14 de julho de 2017

CATIVAR É CRIAR LAÇOS

Afetividade vem de afetar alguém, porém, quem tem o dom do afeto, cativa e cria vínculo duradouro. Guimarães Rosa (1908-1967) diz que as pessoas não morrem, ficam encantadas. Nós humanos somos felizes por termos essa possibilidade de nos maravilharmos pelas pessoas e pelo criador. Muitas vezes, temos medo de uma relação mais profunda, por saber que tudo na vida é efêmero. Segundo o filósofo alemão Martin Heidegger (1889-1976), somos seres voltados para a morte, e essa certeza torna angustiante, os nossos projetos e relacionamentos. É difícil uma atitude de desapego. Para o outro filósofo alemão Schopenhauer (1788-1860), viver é sofrer. Posso afirmar essa premissa.

Entretanto, mesmo que não consideremos a presença de Deus, parto em busca de uma atitude que eternize os seres ao meu redor. No filme de Hal Ashby: “Ensina-me a Viver”, o rapaz de vinte anos apaixona-se por uma senhora de setenta e nove anos. Quando o jovem a presenteia com um colar de prata, ela fica vislumbrada com o presente, beija, aperta junto ao peito, beija de novo e depois lança ao rio. Sem entender, o jovem pergunta se ela não tinha gostado do presente. Ela diz que, ao contrário, gostou muito, mas se ficasse com ele guardado, com o tempo perderia. Agora daquele jeito nunca mais ficaria sem ele, pois sempre saberia que estava naquele rio.

Não precisamos explicar o que é uma rosa, ela simplesmente é. Assim acontece com o amor, não se explica ele é. Alguns filósofos tentam explicar o amor, outros se convenceram de que o amor se intui. Que o amor é a medida de todas as coisas. É bem na verdade, que o plano do sentimento não se contrapõe à realidade, não nos remete, necessariamente, ao mundo da lua. Mostra que, diferente dos outros animais, só a nós o criador deu o poder de amar. Para ilustrar trago a fábula do escritor francês Antoine de Saint-Exupéry (1900-1944), que no Pequeno Príncipe e a Raposa. Ele conta que quando apareceu à raposa, começa um diálogo com o principezinho:

Bom dia, disse a raposa. Bom dia, respondeu palidamente o principezinho que se voltou, mas não viu nada. Eu estou aqui, disse a voz, debaixo da macieira. Quem és tu? Perguntou o principezinho. Tu és bem bonita. Sou uma raposa. Então propôs o principezinho; vem brincar comigo, estou tão triste. Não posso brincar contigo, disse a raposa. Não me cativaram ainda. Ah! Desculpa, disse o principezinho. Após uma reflexão, perguntou: O que quer dizer cativar? É uma coisa muito esquecida, que significa criar laços, disse a raposa. Criar laços? Exatamente, tu não és para mim senão um garoto inteiramente igual a cem mil outros garotos. E eu não tenho necessidade de ti. E tu não tens necessidade de mim. Mas, se tu me cativas, nós teremos necessidade um do outro. Será para mim o único no mundo. E eu serei para ti a única no mundo.

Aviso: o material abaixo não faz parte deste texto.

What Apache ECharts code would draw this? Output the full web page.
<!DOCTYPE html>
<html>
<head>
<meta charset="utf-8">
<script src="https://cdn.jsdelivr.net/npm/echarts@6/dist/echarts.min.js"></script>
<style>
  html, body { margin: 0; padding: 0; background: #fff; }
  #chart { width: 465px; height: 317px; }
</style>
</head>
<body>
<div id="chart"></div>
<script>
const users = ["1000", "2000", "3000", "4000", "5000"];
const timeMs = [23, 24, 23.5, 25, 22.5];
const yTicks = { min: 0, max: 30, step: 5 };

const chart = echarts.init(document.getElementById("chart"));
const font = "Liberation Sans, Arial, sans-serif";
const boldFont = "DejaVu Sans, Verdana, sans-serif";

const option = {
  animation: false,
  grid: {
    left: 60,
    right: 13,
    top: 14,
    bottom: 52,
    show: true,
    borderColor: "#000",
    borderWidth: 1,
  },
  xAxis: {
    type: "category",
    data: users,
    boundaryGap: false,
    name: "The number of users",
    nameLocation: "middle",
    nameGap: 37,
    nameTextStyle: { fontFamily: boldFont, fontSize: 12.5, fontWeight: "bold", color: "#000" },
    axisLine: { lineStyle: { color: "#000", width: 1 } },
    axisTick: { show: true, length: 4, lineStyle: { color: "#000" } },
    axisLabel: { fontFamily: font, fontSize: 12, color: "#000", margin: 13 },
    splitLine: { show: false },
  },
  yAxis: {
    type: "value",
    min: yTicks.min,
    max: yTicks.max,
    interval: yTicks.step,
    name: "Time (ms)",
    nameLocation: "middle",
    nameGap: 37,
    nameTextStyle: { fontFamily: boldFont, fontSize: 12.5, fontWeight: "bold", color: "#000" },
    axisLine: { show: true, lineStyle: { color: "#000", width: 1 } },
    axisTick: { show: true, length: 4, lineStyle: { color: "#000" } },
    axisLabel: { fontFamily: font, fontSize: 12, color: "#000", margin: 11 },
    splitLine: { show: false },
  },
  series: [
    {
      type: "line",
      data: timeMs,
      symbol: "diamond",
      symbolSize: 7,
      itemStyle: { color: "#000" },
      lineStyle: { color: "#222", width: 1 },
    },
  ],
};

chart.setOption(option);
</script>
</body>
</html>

Disse a raposa: minha vida é monótona. E por isso eu me aborreço um pouco. Mas, se tu me cativas, minha vida será como que cheia de sol. Conhecerei o barulho de passos que será diferente dos outros. Os outros me fazem entrar debaixo da terra. O teu me chamará para fora como música. E depois, olha! Vês, lá longe, o campo de trigo? Eu não como pão. O trigo para mim é inútil. Os campos de trigo não me lembram de coisa alguma. E isso é triste! Mas tu tens cabelo cor de ouro. E então serás maravilhoso quando me tiverdes cativado. O trigo que é dourado fará lembrar-me de ti. E eu amarei o barulho do vento no trigo. Depois deste argumento, a raposa calou-se e considerou por algum momento o príncipe. Dizendo: por favor, cative-me! Bem quisera disse o príncipe, mas eu não tenho tempo. Tenho amigos a descobrir e mundos a conhecer.

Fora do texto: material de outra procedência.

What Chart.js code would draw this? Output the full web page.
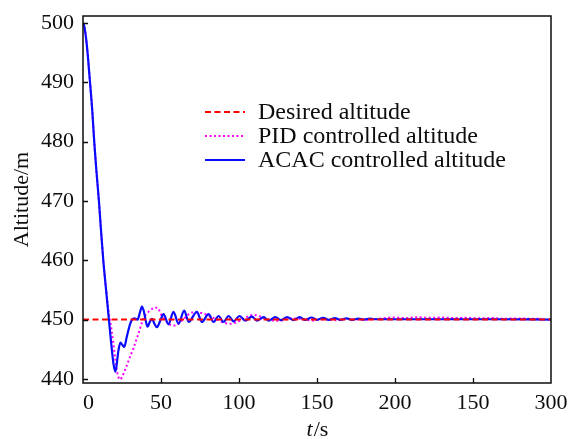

A gente só conhece bem as coisas que cativou, disse a raposa. E continua argumentando a raposa: os homens não têm tempo de conhecer coisa alguma. Compram tudo prontinho nas lojas. Mas como não existem lojas de amigos, os homens não têm mais amigos. Se tu queres uma amiga, cativa-me! E então conclui a raposa: os homens esqueceram o valor de um amigo, mas tu não o deves esquecer. E lembre-se: tu te tornas eternamente responsável por aquilo que cativas. Portanto, com a minha experiência e a consciência que tenho da vida, hoje entendo que somos instantes e num instante não somos mais nada.